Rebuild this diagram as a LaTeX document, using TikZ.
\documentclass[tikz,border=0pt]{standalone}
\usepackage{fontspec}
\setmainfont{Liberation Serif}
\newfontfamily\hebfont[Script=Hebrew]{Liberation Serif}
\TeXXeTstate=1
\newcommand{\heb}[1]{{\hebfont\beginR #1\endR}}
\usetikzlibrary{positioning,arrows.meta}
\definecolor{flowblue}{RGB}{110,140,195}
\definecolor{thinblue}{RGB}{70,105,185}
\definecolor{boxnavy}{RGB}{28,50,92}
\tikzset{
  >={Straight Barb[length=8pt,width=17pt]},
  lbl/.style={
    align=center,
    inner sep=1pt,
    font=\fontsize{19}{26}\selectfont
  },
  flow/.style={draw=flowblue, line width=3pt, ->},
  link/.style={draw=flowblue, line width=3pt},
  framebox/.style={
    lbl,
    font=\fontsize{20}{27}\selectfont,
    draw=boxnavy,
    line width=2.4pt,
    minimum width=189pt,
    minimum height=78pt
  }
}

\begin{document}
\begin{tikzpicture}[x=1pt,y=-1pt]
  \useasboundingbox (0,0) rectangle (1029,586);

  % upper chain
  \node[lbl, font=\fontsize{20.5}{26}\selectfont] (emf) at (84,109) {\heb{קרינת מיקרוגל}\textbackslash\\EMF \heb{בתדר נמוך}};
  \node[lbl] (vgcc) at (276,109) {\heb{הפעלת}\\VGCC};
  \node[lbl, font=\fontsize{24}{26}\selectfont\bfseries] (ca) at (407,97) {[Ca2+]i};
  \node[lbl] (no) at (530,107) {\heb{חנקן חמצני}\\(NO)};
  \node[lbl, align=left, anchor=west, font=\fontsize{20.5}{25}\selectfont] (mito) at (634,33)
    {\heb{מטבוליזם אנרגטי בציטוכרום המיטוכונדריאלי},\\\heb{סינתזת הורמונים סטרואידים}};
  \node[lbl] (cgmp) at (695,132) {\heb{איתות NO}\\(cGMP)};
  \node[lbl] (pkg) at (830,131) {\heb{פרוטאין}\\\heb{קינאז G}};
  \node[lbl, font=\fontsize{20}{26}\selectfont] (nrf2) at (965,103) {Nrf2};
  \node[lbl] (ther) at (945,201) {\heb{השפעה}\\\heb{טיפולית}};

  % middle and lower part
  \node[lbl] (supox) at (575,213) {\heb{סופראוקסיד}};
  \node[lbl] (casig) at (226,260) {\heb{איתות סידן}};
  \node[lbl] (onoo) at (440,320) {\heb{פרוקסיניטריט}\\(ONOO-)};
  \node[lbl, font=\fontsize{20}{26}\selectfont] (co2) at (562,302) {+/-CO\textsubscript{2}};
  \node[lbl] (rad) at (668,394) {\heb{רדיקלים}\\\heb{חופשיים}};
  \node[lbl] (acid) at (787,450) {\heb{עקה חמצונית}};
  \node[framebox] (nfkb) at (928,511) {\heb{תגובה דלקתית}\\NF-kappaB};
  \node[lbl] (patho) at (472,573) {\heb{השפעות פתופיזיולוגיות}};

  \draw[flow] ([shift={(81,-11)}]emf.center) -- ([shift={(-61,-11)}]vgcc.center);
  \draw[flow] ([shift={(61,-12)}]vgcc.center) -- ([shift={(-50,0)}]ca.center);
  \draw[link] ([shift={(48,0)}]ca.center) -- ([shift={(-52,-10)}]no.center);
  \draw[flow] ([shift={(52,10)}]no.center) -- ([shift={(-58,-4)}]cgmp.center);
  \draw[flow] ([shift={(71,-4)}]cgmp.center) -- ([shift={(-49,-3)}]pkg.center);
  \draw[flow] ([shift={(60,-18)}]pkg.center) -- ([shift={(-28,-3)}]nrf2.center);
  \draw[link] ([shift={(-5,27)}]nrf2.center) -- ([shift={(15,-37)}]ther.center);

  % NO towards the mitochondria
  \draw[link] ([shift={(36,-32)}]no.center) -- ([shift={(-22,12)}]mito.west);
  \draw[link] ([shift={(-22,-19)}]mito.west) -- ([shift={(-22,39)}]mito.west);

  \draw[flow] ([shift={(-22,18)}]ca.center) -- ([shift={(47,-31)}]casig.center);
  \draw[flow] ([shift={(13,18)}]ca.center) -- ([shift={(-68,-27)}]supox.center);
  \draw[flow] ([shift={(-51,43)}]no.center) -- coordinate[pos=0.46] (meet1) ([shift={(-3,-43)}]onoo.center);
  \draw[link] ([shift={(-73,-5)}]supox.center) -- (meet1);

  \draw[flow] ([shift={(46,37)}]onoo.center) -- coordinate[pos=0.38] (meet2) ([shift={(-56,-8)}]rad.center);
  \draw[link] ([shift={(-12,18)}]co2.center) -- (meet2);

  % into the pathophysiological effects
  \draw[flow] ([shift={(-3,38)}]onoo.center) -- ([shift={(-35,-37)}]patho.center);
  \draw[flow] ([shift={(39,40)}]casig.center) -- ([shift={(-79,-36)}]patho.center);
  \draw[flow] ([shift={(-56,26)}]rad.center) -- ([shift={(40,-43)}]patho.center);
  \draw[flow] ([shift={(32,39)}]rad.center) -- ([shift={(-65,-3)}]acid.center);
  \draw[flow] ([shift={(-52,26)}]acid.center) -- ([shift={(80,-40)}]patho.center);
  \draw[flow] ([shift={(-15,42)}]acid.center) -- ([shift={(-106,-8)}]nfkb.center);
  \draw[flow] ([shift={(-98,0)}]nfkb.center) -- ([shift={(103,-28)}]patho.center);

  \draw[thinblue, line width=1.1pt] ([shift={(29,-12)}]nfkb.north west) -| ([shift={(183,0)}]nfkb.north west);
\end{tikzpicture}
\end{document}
-=-=-=-=-
● **Work to be completed**
Everything from the first line of the material through the line containing "(ther) at (945,201)" is to be printed exactly; lines after that are to be left out.

● **Full output**
Rebuild this diagram as a LaTeX document, using TikZ.
\documentclass[tikz,border=0pt]{standalone}
\usepackage{fontspec}
\setmainfont{Liberation Serif}
\newfontfamily\hebfont[Script=Hebrew]{Liberation Serif}
\TeXXeTstate=1
\newcommand{\heb}[1]{{\hebfont\beginR #1\endR}}
\usetikzlibrary{positioning,arrows.meta}
\definecolor{flowblue}{RGB}{110,140,195}
\definecolor{thinblue}{RGB}{70,105,185}
\definecolor{boxnavy}{RGB}{28,50,92}
\tikzset{
  >={Straight Barb[length=8pt,width=17pt]},
  lbl/.style={
    align=center,
    inner sep=1pt,
    font=\fontsize{19}{26}\selectfont
  },
  flow/.style={draw=flowblue, line width=3pt, ->},
  link/.style={draw=flowblue, line width=3pt},
  framebox/.style={
    lbl,
    font=\fontsize{20}{27}\selectfont,
    draw=boxnavy,
    line width=2.4pt,
    minimum width=189pt,
    minimum height=78pt
  }
}

\begin{document}
\begin{tikzpicture}[x=1pt,y=-1pt]
  \useasboundingbox (0,0) rectangle (1029,586);

  % upper chain
  \node[lbl, font=\fontsize{20.5}{26}\selectfont] (emf) at (84,109) {\heb{קרינת מיקרוגל}\textbackslash\\EMF \heb{בתדר נמוך}};
  \node[lbl] (vgcc) at (276,109) {\heb{הפעלת}\\VGCC};
  \node[lbl, font=\fontsize{24}{26}\selectfont\bfseries] (ca) at (407,97) {[Ca2+]i};
  \node[lbl] (no) at (530,107) {\heb{חנקן חמצני}\\(NO)};
  \node[lbl, align=left, anchor=west, font=\fontsize{20.5}{25}\selectfont] (mito) at (634,33)
    {\heb{מטבוליזם אנרגטי בציטוכרום המיטוכונדריאלי},\\\heb{סינתזת הורמונים סטרואידים}};
  \node[lbl] (cgmp) at (695,132) {\heb{איתות NO}\\(cGMP)};
  \node[lbl] (pkg) at (830,131) {\heb{פרוטאין}\\\heb{קינאז G}};
  \node[lbl, font=\fontsize{20}{26}\selectfont] (nrf2) at (965,103) {Nrf2};
  \node[lbl] (ther) at (945,201) {\heb{השפעה}\\\heb{טיפולית}};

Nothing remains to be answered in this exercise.